- [DATA EXCERPT]:
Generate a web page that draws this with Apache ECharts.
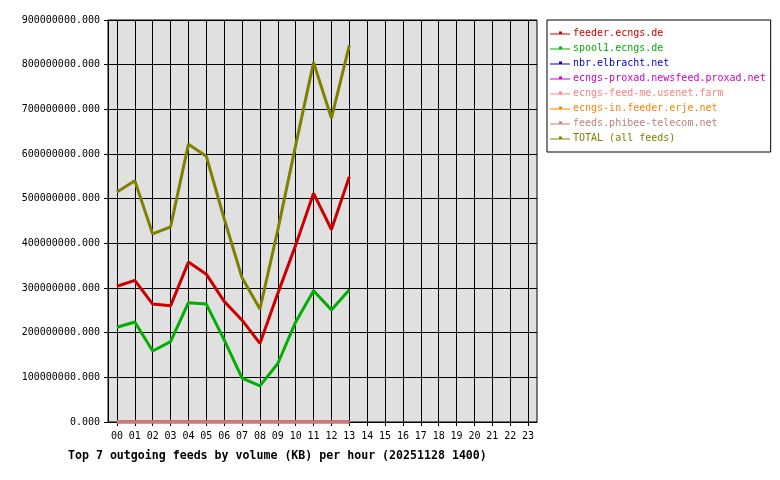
<!DOCTYPE html>
<html><head><meta charset="utf-8">
<script src="https://cdn.jsdelivr.net/npm/echarts@6/dist/echarts.min.js"></script>
<style>html,body{margin:0;padding:0;background:#fff}#c{width:780px;height:480px}</style>
</head><body><div id="c"></div>
<script>
var hours = ['00','01','02','03','04','05','06','07','08','09','10','11','12','13','14','15','16','17','18','19','20','21','22','23'];
var feederEcngs = [304000000,317000000,264000000,260000000,358000000,331000000,270000000,228000000,176000000,288000000,396000000,512000000,431000000,549000000];
var spool1Ecngs = [212000000,224000000,159000000,180000000,267000000,264000000,184000000,98000000,81000000,131000000,224000000,294000000,251000000,296000000];
var nbrElbracht = [300000,300000,300000,300000,300000,300000,300000,300000,300000,300000,300000,300000,300000,300000];
var proxad = [200000,200000,200000,200000,200000,200000,200000,200000,200000,200000,200000,200000,200000,200000];
var feedMe = [150000,150000,150000,150000,150000,150000,150000,150000,150000,150000,150000,150000,150000,150000];
var erje = [100000,100000,100000,100000,100000,100000,100000,100000,100000,100000,100000,100000,100000,100000];
var phibee = [100000,100000,100000,100000,100000,100000,100000,100000,100000,100000,100000,100000,100000,100000];
var total = [515000000,540000000,421000000,437000000,622000000,595000000,455000000,323000000,253000000,430000000,620000000,805000000,680000000,843000000];
var yTicks = [0,100000000,200000000,300000000,400000000,500000000,600000000,700000000,800000000,900000000];

var names = ['feeder.ecngs.de','spool1.ecngs.de','nbr.elbracht.net','ecngs-proxad.newsfeed.proxad.net','ecngs-feed-me.usenet.farm','ecngs-in.feeder.erje.net','feeds.phibee-telecom.net','TOTAL (all feeds)'];
var colors = ['#cc0000','#00b000','#0000cc','#cc00cc','#ff8080','#ff8000','#c08080','#808000'];
var datas = [feederEcngs,spool1Ecngs,nbrElbracht,proxad,feedMe,erje,phibee,total];

var font = 'DejaVu Sans Mono';
var chart = echarts.init(document.getElementById('c'), null, {renderer:'canvas'});
var series = names.map(function(n,i){
  return {name:n,type:'line',data:datas[i],showSymbol:false,symbol:'none',animation:false,
    lineStyle:{color:colors[i],width:3},itemStyle:{color:colors[i]},z:2+i};
});
chart.setOption({
  backgroundColor:'#fff',
  animation:false,
  grid:{left:108,top:20,width:429,height:402,show:true,backgroundColor:'#e0e0e0',borderColor:'#000',borderWidth:1},
  title:{text:'Top 7 outgoing feeds by volume (KB) per hour (20251128 1400)',left:63,top:445,
    textStyle:{fontFamily:font,fontSize:11.6,fontWeight:'bold',color:'#000'}},
  legend:{orient:'vertical',left:547,top:20,padding:[8,5,9,3],itemGap:5,itemWidth:20,itemHeight:5,
    icon:'path://M0,3h20v1H0z M9,1h3v3H9z',
    backgroundColor:'#fff',borderColor:'#000',borderWidth:1,
    textStyle:{fontFamily:font,fontSize:10,padding:[0,0,0,-2]},
    data:names.map(function(n,i){return {name:n,textStyle:{color:colors[i]}};})},
  xAxis:[{type:'category',data:hours,boundaryGap:true,
    axisLine:{show:true,lineStyle:{color:'#000'}},
    axisTick:{show:true,alignWithLabel:true,inside:true,length:402,lineStyle:{color:'#000',width:1}},
    axisLabel:{fontFamily:font,fontSize:10,color:'#000',margin:9,interval:0},
    splitLine:{show:false}},
   {type:'category',data:hours,boundaryGap:true,position:'bottom',
    axisLine:{show:false},
    axisTick:{show:true,alignWithLabel:true,inside:false,length:4,lineStyle:{color:'#000'}},
    axisLabel:{show:false},splitLine:{show:false}}],
  yAxis:{type:'value',min:0,max:900000000,interval:100000000,
    axisLine:{show:true,lineStyle:{color:'#000'}},
    axisTick:{show:true,length:4,lineStyle:{color:'#000'}},
    axisLabel:{fontFamily:font,fontSize:10,color:'#000',margin:8,formatter:function(v){return v+'.000';}},
    splitLine:{show:true,lineStyle:{color:'#000',width:1}}},
  series:series
});
</script></body></html>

- [TASK GOAL]: Transcribe the material as is, with images omitted.

- [THE SOLUTION]:
Generate a web page that draws this with Apache ECharts.
<!DOCTYPE html>
<html><head><meta charset="utf-8">
<script src="https://cdn.jsdelivr.net/npm/echarts@6/dist/echarts.min.js"></script>
<style>html,body{margin:0;padding:0;background:#fff}#c{width:780px;height:480px}</style>
</head><body><div id="c"></div>
<script>
var hours = ['00','01','02','03','04','05','06','07','08','09','10','11','12','13','14','15','16','17','18','19','20','21','22','23'];
var feederEcngs = [304000000,317000000,264000000,260000000,358000000,331000000,270000000,228000000,176000000,288000000,396000000,512000000,431000000,549000000];
var spool1Ecngs = [212000000,224000000,159000000,180000000,267000000,264000000,184000000,98000000,81000000,131000000,224000000,294000000,251000000,296000000];
var nbrElbracht = [300000,300000,300000,300000,300000,300000,300000,300000,300000,300000,300000,300000,300000,300000];
var proxad = [200000,200000,200000,200000,200000,200000,200000,200000,200000,200000,200000,200000,200000,200000];
var feedMe = [150000,150000,150000,150000,150000,150000,150000,150000,150000,150000,150000,150000,150000,150000];
var erje = [100000,100000,100000,100000,100000,100000,100000,100000,100000,100000,100000,100000,100000,100000];
var phibee = [100000,100000,100000,100000,100000,100000,100000,100000,100000,100000,100000,100000,100000,100000];
var total = [515000000,540000000,421000000,437000000,622000000,595000000,455000000,323000000,253000000,430000000,620000000,805000000,680000000,843000000];
var yTicks = [0,100000000,200000000,300000000,400000000,500000000,600000000,700000000,800000000,900000000];

var names = ['feeder.ecngs.de','spool1.ecngs.de','nbr.elbracht.net','ecngs-proxad.newsfeed.proxad.net','ecngs-feed-me.usenet.farm','ecngs-in.feeder.erje.net','feeds.phibee-telecom.net','TOTAL (all feeds)'];
var colors = ['#cc0000','#00b000','#0000cc','#cc00cc','#ff8080','#ff8000','#c08080','#808000'];
var datas = [feederEcngs,spool1Ecngs,nbrElbracht,proxad,feedMe,erje,phibee,total];

var font = 'DejaVu Sans Mono';
var chart = echarts.init(document.getElementById('c'), null, {renderer:'canvas'});
var series = names.map(function(n,i){
  return {name:n,type:'line',data:datas[i],showSymbol:false,symbol:'none',animation:false,
    lineStyle:{color:colors[i],width:3},itemStyle:{color:colors[i]},z:2+i};
});
chart.setOption({
  backgroundColor:'#fff',
  animation:false,
  grid:{left:108,top:20,width:429,height:402,show:true,backgroundColor:'#e0e0e0',borderColor:'#000',borderWidth:1},
  title:{text:'Top 7 outgoing feeds by volume (KB) per hour (20251128 1400)',left:63,top:445,
    textStyle:{fontFamily:font,fontSize:11.6,fontWeight:'bold',color:'#000'}},
  legend:{orient:'vertical',left:547,top:20,padding:[8,5,9,3],itemGap:5,itemWidth:20,itemHeight:5,
    icon:'path://M0,3h20v1H0z M9,1h3v3H9z',
    backgroundColor:'#fff',borderColor:'#000',borderWidth:1,
    textStyle:{fontFamily:font,fontSize:10,padding:[0,0,0,-2]},
    data:names.map(function(n,i){return {name:n,textStyle:{color:colors[i]}};})},
  xAxis:[{type:'category',data:hours,boundaryGap:true,
    axisLine:{show:true,lineStyle:{color:'#000'}},
    axisTick:{show:true,alignWithLabel:true,inside:true,length:402,lineStyle:{color:'#000',width:1}},
    axisLabel:{fontFamily:font,fontSize:10,color:'#000',margin:9,interval:0},
    splitLine:{show:false}},
   {type:'category',data:hours,boundaryGap:true,position:'bottom',
    axisLine:{show:false},
    axisTick:{show:true,alignWithLabel:true,inside:false,length:4,lineStyle:{color:'#000'}},
    axisLabel:{show:false},splitLine:{show:false}}],
  yAxis:{type:'value',min:0,max:900000000,interval:100000000,
    axisLine:{show:true,lineStyle:{color:'#000'}},
    axisTick:{show:true,length:4,lineStyle:{color:'#000'}},
    axisLabel:{fontFamily:font,fontSize:10,color:'#000',margin:8,formatter:function(v){return v+'.000';}},
    splitLine:{show:true,lineStyle:{color:'#000',width:1}}},
  series:series
});
</script></body></html>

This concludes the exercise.